Directive - Any pictures in the records below must be left out when you repeat the lines from the line containing "Generate a standalone" through the line containing "const leftPctTicks = [0,10,20,30,40,50];" exactly.

Listed entries -
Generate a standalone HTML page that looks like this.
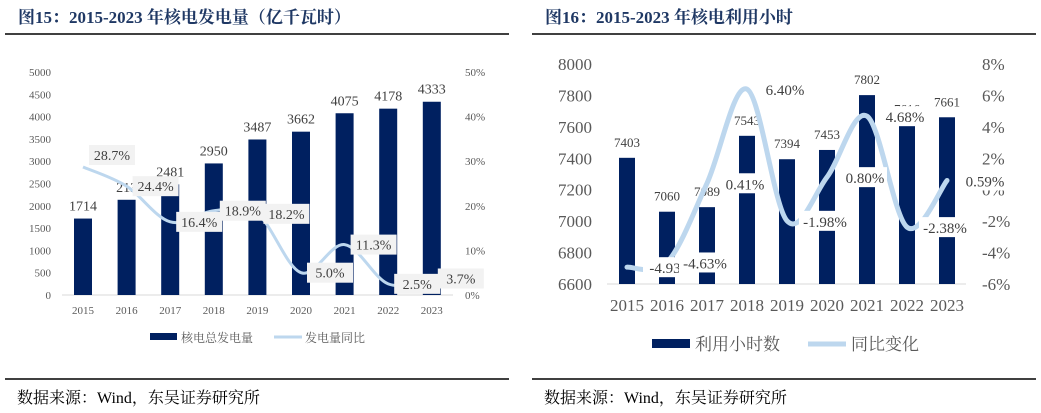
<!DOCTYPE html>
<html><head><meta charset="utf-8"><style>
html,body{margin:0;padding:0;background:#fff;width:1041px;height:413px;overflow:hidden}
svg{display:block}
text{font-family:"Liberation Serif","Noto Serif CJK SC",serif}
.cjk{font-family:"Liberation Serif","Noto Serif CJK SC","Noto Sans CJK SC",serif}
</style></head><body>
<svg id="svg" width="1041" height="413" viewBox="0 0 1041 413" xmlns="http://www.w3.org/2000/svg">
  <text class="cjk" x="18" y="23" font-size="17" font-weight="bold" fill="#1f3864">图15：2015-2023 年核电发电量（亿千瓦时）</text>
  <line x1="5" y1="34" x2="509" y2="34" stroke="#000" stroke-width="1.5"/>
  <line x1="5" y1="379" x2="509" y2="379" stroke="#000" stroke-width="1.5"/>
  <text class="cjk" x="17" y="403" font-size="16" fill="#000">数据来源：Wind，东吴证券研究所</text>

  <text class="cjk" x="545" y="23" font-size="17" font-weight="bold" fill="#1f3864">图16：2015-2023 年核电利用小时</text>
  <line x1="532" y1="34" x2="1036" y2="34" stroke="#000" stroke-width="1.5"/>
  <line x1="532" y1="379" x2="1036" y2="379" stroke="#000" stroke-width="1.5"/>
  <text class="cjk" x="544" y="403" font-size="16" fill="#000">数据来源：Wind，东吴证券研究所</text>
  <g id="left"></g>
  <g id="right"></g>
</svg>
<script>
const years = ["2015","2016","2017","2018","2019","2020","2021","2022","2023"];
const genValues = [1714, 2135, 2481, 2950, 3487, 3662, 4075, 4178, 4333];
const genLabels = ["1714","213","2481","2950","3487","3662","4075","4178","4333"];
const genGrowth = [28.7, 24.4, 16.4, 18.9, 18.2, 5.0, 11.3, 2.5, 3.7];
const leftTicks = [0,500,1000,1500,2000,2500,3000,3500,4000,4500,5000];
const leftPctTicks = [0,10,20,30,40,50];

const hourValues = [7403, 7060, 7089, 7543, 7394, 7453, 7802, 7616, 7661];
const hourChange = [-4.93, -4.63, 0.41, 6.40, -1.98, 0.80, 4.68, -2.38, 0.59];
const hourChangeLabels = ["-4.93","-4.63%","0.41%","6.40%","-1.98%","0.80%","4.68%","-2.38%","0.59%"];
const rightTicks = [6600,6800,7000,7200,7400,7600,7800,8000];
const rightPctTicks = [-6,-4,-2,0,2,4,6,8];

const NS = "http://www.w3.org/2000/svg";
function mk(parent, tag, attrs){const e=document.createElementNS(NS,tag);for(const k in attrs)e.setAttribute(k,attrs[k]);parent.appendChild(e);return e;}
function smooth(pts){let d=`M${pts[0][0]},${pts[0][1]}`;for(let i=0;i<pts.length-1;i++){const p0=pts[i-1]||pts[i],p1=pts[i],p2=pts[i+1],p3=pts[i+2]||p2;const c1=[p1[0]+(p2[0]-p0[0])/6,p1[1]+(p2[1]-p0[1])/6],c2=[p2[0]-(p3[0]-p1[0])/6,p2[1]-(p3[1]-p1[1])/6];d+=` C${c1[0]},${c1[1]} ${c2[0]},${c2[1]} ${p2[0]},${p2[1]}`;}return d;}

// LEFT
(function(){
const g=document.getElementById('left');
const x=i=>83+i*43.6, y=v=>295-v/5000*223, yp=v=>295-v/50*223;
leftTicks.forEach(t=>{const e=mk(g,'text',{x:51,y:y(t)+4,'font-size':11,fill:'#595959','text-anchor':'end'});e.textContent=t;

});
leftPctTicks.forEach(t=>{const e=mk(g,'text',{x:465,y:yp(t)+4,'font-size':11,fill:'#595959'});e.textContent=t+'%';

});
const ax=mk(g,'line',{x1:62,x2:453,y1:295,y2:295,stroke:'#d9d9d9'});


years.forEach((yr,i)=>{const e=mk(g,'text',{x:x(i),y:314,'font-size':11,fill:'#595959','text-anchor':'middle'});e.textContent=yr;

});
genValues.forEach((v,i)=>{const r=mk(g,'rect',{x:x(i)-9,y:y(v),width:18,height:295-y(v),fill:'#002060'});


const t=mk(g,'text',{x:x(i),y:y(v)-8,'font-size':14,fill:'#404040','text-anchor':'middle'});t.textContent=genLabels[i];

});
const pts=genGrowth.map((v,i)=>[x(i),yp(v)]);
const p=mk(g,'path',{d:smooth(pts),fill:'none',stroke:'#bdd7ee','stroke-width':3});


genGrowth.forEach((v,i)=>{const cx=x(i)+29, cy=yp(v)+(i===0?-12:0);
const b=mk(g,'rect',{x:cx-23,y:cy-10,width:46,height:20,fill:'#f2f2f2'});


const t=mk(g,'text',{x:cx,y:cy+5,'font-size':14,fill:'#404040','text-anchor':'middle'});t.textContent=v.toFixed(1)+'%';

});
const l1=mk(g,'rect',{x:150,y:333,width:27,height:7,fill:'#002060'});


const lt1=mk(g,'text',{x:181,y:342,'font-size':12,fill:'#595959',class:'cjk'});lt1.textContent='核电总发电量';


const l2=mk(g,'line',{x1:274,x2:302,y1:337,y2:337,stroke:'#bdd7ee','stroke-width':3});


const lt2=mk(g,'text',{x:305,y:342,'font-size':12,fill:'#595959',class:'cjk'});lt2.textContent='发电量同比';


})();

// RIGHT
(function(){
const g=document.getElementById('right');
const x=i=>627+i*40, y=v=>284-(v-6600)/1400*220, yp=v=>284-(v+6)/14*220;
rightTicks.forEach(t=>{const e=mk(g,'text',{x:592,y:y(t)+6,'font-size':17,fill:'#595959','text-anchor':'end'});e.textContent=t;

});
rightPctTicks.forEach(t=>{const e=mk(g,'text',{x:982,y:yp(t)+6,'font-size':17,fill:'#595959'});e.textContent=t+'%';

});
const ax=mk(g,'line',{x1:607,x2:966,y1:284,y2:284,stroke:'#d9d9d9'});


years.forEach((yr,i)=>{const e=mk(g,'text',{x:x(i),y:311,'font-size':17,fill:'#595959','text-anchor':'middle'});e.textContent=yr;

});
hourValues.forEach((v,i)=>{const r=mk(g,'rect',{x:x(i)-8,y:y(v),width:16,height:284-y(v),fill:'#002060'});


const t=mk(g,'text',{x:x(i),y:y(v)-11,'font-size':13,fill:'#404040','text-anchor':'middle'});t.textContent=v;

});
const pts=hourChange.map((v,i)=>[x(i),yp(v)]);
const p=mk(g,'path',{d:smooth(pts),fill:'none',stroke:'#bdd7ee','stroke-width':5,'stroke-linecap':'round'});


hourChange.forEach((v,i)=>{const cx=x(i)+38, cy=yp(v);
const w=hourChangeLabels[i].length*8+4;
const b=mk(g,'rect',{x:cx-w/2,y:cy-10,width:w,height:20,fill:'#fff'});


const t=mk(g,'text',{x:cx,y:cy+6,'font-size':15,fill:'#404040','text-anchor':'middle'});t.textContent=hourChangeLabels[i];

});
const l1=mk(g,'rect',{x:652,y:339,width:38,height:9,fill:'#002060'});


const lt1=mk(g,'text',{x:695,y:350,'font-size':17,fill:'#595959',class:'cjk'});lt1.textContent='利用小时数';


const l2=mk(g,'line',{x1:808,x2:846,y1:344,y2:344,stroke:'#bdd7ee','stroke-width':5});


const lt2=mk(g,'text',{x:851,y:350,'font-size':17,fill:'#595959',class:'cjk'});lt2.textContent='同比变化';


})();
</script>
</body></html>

--

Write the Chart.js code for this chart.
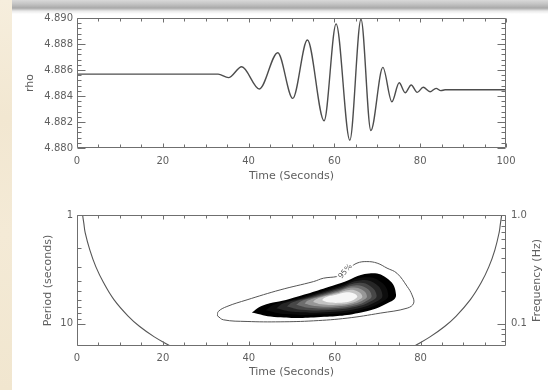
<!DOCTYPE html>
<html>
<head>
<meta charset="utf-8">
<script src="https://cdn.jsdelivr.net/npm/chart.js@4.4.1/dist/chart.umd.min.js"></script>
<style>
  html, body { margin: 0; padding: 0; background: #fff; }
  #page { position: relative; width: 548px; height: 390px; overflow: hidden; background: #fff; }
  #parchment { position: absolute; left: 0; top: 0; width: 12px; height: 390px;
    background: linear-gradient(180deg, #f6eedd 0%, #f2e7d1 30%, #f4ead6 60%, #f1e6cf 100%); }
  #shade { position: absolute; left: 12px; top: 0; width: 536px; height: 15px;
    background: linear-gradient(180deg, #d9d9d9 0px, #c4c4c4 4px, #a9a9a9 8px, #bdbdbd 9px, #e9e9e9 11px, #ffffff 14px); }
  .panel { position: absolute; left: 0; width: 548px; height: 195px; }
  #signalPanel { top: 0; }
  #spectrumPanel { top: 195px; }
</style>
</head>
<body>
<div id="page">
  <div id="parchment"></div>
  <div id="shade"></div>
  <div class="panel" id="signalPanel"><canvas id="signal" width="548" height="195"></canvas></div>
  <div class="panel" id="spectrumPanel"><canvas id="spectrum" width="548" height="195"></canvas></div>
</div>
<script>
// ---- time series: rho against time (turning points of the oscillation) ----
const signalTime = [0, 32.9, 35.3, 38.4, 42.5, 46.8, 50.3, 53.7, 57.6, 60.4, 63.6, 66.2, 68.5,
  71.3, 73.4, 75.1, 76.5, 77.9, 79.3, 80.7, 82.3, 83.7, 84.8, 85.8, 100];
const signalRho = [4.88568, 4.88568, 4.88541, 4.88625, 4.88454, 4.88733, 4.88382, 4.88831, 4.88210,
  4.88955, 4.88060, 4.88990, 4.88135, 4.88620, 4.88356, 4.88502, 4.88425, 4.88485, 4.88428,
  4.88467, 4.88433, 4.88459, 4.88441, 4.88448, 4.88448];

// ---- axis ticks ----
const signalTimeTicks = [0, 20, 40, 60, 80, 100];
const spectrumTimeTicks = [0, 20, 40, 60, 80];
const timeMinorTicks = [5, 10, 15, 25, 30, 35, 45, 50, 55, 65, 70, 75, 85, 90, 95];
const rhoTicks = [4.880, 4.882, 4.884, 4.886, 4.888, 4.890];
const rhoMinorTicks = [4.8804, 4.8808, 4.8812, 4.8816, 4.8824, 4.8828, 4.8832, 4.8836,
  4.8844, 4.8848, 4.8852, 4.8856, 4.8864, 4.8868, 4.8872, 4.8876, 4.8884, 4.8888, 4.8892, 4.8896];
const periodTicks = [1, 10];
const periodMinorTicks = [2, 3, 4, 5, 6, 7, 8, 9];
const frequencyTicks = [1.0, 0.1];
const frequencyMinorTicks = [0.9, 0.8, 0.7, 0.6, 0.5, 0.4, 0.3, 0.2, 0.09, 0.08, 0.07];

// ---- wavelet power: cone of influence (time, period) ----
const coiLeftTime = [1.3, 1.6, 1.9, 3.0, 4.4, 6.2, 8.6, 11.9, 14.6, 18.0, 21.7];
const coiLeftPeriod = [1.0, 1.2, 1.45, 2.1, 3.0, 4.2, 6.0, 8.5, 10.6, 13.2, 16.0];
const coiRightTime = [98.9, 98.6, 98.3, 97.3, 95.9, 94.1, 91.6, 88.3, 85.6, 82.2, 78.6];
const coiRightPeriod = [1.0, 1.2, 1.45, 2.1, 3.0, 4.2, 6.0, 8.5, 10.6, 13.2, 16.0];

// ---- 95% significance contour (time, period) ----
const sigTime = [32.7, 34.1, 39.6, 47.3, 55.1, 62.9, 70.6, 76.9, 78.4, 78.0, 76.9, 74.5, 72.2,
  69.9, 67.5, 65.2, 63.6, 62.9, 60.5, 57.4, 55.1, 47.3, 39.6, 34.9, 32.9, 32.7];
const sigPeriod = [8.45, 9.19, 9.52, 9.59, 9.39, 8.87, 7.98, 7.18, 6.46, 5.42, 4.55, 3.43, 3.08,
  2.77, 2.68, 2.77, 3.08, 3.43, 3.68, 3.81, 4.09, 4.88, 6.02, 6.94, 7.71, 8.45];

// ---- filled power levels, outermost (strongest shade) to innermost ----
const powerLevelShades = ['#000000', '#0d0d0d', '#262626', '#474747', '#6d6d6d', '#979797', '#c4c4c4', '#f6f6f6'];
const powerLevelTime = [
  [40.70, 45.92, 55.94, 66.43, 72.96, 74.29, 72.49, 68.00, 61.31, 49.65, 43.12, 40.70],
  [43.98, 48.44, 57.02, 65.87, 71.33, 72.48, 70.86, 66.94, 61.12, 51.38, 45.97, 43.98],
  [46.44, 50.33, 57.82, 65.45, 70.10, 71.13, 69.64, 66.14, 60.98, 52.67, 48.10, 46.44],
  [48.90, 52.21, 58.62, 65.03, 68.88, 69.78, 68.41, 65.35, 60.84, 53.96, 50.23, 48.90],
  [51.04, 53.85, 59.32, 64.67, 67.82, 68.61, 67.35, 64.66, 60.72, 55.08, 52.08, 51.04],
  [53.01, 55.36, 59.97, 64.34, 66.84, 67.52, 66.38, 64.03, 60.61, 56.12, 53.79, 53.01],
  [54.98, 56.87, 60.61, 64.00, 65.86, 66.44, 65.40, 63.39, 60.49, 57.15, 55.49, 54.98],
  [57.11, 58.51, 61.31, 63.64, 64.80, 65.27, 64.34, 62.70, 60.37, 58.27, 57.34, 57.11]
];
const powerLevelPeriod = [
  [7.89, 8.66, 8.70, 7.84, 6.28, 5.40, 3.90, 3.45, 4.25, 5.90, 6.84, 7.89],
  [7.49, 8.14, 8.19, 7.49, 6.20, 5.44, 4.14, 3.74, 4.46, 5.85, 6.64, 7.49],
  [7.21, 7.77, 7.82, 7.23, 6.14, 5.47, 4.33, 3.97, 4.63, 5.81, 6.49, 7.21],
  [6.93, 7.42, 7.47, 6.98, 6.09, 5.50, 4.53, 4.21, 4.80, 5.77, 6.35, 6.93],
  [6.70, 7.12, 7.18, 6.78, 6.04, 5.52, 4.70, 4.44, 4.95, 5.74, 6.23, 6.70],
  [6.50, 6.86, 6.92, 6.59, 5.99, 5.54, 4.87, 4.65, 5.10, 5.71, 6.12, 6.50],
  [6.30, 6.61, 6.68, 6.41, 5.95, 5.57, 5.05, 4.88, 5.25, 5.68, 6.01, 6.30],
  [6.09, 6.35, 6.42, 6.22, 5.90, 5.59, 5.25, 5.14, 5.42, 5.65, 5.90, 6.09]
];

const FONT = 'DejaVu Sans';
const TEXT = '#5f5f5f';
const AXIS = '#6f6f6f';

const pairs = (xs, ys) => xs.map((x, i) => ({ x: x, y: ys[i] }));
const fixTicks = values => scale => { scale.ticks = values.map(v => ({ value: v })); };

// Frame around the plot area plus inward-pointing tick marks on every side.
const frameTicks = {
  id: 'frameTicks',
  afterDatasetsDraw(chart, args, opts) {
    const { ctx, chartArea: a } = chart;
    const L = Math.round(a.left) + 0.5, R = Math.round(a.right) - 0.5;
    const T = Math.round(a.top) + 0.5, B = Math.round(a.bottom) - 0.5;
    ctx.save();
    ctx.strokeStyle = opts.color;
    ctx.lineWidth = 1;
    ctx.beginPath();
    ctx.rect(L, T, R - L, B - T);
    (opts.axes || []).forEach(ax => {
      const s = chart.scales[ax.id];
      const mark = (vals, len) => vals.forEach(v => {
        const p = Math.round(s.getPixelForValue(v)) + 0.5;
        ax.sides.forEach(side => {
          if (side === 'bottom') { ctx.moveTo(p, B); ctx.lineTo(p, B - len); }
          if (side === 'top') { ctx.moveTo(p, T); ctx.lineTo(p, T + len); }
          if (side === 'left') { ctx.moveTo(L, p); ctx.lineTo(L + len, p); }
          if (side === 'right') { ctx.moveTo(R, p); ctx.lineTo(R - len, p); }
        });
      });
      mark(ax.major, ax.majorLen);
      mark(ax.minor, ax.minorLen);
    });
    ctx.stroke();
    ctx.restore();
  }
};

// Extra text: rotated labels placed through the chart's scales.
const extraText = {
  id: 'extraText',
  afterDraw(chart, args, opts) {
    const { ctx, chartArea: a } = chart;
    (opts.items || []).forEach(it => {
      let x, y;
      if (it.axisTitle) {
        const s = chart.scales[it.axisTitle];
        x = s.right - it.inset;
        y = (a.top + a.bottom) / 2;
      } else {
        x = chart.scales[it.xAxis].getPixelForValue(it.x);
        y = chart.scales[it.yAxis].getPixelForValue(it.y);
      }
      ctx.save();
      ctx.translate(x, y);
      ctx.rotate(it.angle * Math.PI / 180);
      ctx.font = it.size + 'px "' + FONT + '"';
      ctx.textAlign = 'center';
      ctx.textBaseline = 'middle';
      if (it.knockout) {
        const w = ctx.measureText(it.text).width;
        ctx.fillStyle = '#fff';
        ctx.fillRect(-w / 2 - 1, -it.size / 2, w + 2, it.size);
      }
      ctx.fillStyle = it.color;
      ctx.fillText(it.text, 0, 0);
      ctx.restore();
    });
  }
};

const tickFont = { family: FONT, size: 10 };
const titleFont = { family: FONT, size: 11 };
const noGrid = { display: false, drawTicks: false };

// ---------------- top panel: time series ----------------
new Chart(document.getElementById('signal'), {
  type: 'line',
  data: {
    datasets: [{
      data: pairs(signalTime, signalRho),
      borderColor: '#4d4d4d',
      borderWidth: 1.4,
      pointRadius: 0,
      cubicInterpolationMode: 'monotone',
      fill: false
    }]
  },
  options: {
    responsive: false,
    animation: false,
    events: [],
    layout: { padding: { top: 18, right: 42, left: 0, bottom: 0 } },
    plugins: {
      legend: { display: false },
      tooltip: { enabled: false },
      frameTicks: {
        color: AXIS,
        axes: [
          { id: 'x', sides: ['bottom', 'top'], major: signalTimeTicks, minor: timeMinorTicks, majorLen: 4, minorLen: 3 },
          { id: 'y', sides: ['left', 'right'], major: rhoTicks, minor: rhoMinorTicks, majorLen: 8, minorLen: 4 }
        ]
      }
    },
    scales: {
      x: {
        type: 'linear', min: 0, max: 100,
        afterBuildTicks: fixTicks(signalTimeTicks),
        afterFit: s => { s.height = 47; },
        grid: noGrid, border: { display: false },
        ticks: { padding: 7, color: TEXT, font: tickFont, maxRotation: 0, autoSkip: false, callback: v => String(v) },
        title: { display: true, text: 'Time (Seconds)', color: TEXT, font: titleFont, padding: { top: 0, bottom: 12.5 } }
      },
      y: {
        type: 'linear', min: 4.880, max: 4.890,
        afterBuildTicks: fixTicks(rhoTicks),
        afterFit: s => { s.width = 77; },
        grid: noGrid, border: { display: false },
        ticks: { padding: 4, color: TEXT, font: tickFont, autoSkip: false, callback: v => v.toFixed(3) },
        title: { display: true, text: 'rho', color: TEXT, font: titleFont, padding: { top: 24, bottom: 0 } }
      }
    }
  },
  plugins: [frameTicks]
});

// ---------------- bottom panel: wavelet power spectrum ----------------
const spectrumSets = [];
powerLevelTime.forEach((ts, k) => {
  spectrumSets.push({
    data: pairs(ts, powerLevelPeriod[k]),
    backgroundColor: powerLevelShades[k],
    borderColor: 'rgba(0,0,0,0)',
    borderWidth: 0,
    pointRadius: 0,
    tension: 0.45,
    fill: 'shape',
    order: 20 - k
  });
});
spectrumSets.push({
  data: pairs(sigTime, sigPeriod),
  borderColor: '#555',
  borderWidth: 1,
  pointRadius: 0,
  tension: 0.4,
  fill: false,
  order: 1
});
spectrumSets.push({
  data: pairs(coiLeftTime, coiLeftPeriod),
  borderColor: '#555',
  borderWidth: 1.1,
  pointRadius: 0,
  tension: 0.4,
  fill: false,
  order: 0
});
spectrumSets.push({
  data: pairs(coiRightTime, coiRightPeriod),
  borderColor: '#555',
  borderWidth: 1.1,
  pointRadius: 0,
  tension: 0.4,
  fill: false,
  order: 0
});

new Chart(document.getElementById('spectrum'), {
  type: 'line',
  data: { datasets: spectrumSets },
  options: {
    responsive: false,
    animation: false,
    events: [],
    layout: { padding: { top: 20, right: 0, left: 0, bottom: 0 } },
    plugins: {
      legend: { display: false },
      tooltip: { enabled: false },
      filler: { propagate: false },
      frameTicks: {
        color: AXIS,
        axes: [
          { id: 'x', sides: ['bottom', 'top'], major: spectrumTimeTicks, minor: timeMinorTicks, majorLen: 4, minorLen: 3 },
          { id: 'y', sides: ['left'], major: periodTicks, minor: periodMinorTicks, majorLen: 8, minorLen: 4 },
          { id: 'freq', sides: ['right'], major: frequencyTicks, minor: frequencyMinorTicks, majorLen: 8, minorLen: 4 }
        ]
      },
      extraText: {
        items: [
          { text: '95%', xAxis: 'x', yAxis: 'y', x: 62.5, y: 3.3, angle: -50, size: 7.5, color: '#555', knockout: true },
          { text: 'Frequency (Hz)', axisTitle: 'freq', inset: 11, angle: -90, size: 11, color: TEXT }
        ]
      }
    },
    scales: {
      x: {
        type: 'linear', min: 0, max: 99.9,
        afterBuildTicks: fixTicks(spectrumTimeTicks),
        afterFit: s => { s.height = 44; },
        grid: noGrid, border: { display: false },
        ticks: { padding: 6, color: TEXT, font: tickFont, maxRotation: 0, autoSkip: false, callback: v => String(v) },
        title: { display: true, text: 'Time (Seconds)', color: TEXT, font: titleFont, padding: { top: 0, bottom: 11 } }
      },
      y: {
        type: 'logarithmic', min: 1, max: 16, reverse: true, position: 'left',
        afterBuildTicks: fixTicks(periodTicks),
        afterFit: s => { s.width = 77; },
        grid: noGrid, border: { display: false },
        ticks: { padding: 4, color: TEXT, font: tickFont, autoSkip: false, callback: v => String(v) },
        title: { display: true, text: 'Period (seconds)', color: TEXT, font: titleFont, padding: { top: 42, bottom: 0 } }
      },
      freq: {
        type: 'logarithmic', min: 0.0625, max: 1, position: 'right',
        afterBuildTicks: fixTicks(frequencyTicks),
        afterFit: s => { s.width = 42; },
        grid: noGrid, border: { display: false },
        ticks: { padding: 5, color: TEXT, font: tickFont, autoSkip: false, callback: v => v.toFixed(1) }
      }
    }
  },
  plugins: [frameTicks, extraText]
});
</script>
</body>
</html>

Answer below -
Generate a standalone HTML page that looks like this.
<!DOCTYPE html>
<html><head><meta charset="utf-8"><style>
html,body{margin:0;padding:0;background:#fff;width:1041px;height:413px;overflow:hidden}
svg{display:block}
text{font-family:"Liberation Serif","Noto Serif CJK SC",serif}
.cjk{font-family:"Liberation Serif","Noto Serif CJK SC","Noto Sans CJK SC",serif}
</style></head><body>
<svg id="svg" width="1041" height="413" viewBox="0 0 1041 413" xmlns="http://www.w3.org/2000/svg">
  <text class="cjk" x="18" y="23" font-size="17" font-weight="bold" fill="#1f3864">图15：2015-2023 年核电发电量（亿千瓦时）</text>
  <line x1="5" y1="34" x2="509" y2="34" stroke="#000" stroke-width="1.5"/>
  <line x1="5" y1="379" x2="509" y2="379" stroke="#000" stroke-width="1.5"/>
  <text class="cjk" x="17" y="403" font-size="16" fill="#000">数据来源：Wind，东吴证券研究所</text>

  <text class="cjk" x="545" y="23" font-size="17" font-weight="bold" fill="#1f3864">图16：2015-2023 年核电利用小时</text>
  <line x1="532" y1="34" x2="1036" y2="34" stroke="#000" stroke-width="1.5"/>
  <line x1="532" y1="379" x2="1036" y2="379" stroke="#000" stroke-width="1.5"/>
  <text class="cjk" x="544" y="403" font-size="16" fill="#000">数据来源：Wind，东吴证券研究所</text>
  <g id="left"></g>
  <g id="right"></g>
</svg>
<script>
const years = ["2015","2016","2017","2018","2019","2020","2021","2022","2023"];
const genValues = [1714, 2135, 2481, 2950, 3487, 3662, 4075, 4178, 4333];
const genLabels = ["1714","213","2481","2950","3487","3662","4075","4178","4333"];
const genGrowth = [28.7, 24.4, 16.4, 18.9, 18.2, 5.0, 11.3, 2.5, 3.7];
const leftTicks = [0,500,1000,1500,2000,2500,3000,3500,4000,4500,5000];
const leftPctTicks = [0,10,20,30,40,50];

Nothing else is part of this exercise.